(A run of records)
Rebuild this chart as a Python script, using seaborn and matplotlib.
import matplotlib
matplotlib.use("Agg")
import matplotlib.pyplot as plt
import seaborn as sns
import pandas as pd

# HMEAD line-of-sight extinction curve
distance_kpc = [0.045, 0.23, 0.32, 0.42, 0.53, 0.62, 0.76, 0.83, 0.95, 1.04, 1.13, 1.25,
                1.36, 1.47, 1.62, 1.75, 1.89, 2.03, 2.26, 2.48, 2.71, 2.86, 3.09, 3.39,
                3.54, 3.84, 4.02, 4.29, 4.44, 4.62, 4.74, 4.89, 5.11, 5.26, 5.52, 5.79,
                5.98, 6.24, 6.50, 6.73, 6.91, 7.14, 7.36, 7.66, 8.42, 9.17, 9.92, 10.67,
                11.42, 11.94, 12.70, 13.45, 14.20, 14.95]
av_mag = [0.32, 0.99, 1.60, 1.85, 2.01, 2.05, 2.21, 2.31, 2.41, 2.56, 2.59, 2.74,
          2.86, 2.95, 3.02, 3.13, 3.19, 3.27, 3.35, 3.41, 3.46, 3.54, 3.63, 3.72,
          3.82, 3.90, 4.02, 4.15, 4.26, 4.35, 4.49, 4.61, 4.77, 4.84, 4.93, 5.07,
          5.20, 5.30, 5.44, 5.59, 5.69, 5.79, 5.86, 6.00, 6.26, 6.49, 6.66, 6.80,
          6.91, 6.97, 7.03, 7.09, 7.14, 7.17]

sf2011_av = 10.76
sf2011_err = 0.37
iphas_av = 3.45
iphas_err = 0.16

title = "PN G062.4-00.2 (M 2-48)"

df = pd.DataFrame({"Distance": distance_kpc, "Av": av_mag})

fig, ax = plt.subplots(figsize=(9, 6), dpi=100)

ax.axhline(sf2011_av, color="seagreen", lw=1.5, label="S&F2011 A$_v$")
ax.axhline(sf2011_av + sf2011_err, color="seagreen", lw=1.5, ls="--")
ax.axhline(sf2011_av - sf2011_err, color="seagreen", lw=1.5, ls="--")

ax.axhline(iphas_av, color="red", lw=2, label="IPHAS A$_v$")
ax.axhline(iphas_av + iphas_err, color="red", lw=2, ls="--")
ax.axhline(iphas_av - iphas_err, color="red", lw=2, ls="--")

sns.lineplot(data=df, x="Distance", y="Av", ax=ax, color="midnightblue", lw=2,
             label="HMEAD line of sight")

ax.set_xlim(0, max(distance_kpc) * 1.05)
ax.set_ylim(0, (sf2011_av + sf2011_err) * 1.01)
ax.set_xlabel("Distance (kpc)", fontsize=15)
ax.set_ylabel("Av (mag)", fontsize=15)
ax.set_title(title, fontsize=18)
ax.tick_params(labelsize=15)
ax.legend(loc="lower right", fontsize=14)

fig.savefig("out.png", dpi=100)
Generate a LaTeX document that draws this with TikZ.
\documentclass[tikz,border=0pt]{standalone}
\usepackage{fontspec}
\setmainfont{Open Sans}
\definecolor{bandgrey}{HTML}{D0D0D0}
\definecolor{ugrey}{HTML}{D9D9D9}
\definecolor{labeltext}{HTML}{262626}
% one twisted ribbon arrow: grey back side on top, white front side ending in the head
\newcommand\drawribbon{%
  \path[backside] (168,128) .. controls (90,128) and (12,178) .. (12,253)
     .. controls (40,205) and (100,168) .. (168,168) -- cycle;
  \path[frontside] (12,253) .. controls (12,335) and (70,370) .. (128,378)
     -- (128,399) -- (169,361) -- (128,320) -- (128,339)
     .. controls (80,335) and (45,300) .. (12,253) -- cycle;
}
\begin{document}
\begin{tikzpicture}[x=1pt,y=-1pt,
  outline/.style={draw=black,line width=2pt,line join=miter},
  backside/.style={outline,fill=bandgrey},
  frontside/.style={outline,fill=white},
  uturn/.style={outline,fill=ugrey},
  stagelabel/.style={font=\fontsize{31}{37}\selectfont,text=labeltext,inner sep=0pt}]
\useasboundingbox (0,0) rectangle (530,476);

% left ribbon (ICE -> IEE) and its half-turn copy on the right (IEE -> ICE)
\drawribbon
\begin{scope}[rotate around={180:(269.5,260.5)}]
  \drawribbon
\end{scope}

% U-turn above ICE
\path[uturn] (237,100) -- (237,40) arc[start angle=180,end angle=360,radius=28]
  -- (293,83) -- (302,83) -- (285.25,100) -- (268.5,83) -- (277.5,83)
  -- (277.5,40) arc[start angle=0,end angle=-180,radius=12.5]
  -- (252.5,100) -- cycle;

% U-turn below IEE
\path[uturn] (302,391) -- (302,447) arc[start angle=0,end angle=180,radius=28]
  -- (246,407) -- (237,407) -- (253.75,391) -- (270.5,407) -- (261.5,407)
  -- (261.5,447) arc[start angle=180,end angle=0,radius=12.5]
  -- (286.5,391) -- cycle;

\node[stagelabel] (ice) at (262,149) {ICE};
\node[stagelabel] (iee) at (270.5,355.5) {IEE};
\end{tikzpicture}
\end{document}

◆ **Exercise**
Copy exactly the lines from the top of the entries through the line with "fig, ax = plt.subplots(figsize=(9, 6), dpi=100)" in it, please, keeping both ends and adding nothing.

◆ **Written reply**
Rebuild this chart as a Python script, using seaborn and matplotlib.
import matplotlib
matplotlib.use("Agg")
import matplotlib.pyplot as plt
import seaborn as sns
import pandas as pd

# HMEAD line-of-sight extinction curve
distance_kpc = [0.045, 0.23, 0.32, 0.42, 0.53, 0.62, 0.76, 0.83, 0.95, 1.04, 1.13, 1.25,
                1.36, 1.47, 1.62, 1.75, 1.89, 2.03, 2.26, 2.48, 2.71, 2.86, 3.09, 3.39,
                3.54, 3.84, 4.02, 4.29, 4.44, 4.62, 4.74, 4.89, 5.11, 5.26, 5.52, 5.79,
                5.98, 6.24, 6.50, 6.73, 6.91, 7.14, 7.36, 7.66, 8.42, 9.17, 9.92, 10.67,
                11.42, 11.94, 12.70, 13.45, 14.20, 14.95]
av_mag = [0.32, 0.99, 1.60, 1.85, 2.01, 2.05, 2.21, 2.31, 2.41, 2.56, 2.59, 2.74,
          2.86, 2.95, 3.02, 3.13, 3.19, 3.27, 3.35, 3.41, 3.46, 3.54, 3.63, 3.72,
          3.82, 3.90, 4.02, 4.15, 4.26, 4.35, 4.49, 4.61, 4.77, 4.84, 4.93, 5.07,
          5.20, 5.30, 5.44, 5.59, 5.69, 5.79, 5.86, 6.00, 6.26, 6.49, 6.66, 6.80,
          6.91, 6.97, 7.03, 7.09, 7.14, 7.17]

sf2011_av = 10.76
sf2011_err = 0.37
iphas_av = 3.45
iphas_err = 0.16

title = "PN G062.4-00.2 (M 2-48)"

df = pd.DataFrame({"Distance": distance_kpc, "Av": av_mag})

fig, ax = plt.subplots(figsize=(9, 6), dpi=100)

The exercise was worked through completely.